More Massachusetts homeowners are seeing higher insurance bills as several smaller companies follow industry leaders in raising rates after last year's damaging winter storms, The Boston Globe reported.
About a dozen home insurance companies have increased average rates between 4% and 10% in recent weeks, or will do so soon, according to filings with the Massachusetts Division of Insurance. This follows increases by two of the state's largest insurers, Webster, Mass.-based Mapfre USA Corp. and Boston-based Safety Insurance Co., which each boosted homeowner premiums by an average of about 9% last year, the newspaper reported.
Average rates for the 154,000 customers of Quincy, Mass.-based Arbella Insurance Group, the state's third-largest home insurer, climbed 8.7% Jan. 1. By mid-January, customers renewing their policies with Andover, Mass.-based Andover Cos., which owns Merrimack Mutual Fire Insurance Co. and Cambridge Mutual Fire Insurance Co., will see premiums rise by an average of almost 10%, the Globe said.
Merrimack and Cambridge, which together insure nearly 70,000 homeowners, also are boosting their minimum deductible to $500 from $250.
On March 1, the Rhode Island insurer Amica Mutual Insurance Co. will raise rates on its 65,500 Massachusetts customers by an average of 5%.
Amica, Andover, and Arbella declined to comment for the Globe story.
Insurance industry officials and analysts say severe winter in 2015 and other catastrophic weather events of recent years, triggered the need for higher rates, the newspaper said. Last winter's snowfall broke records and caused expensive damage to roofs and walls, requiring insurers to pay more than $1 billion in claims in Massachusetts alone.

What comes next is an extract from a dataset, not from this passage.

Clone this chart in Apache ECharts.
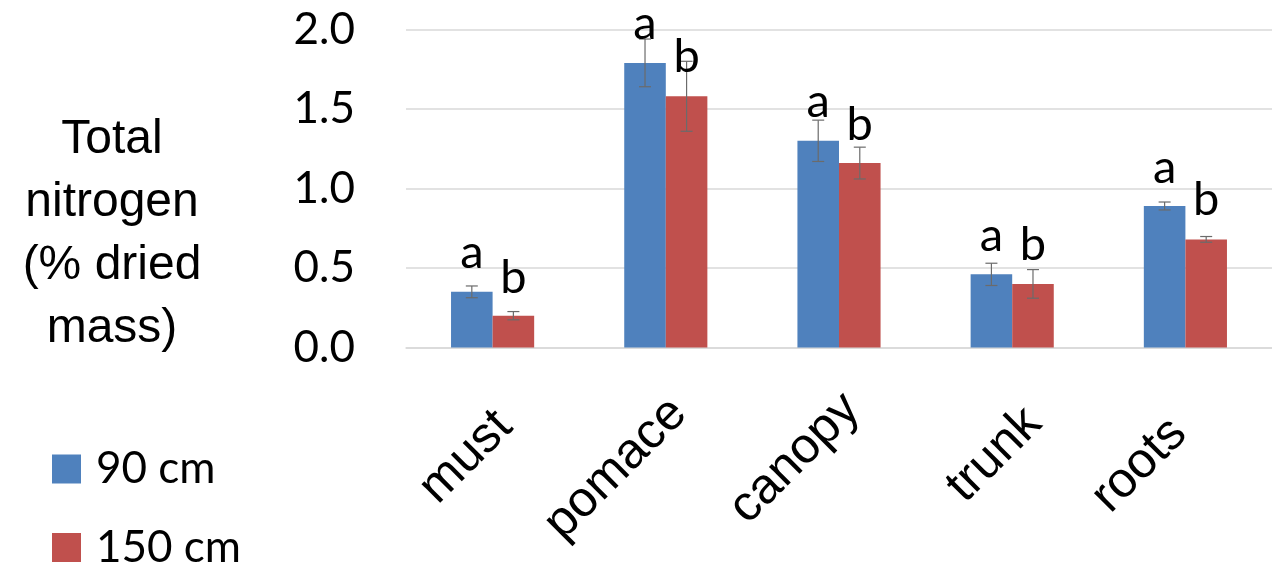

Related: Boston's snow job
But the rate increases have become controversial, sparking calls from lawmakers and other state officials for greater scrutiny of the Massachusetts Division of Insurance, which regulates the industry and reviews rate requests. Consumer groups want regulators to hold formal hearings on the rate increases. The Massachusetts Legislature is considering proposals that would require the Division of Insurance to make rate requests public — before they are approved, the Globe reported.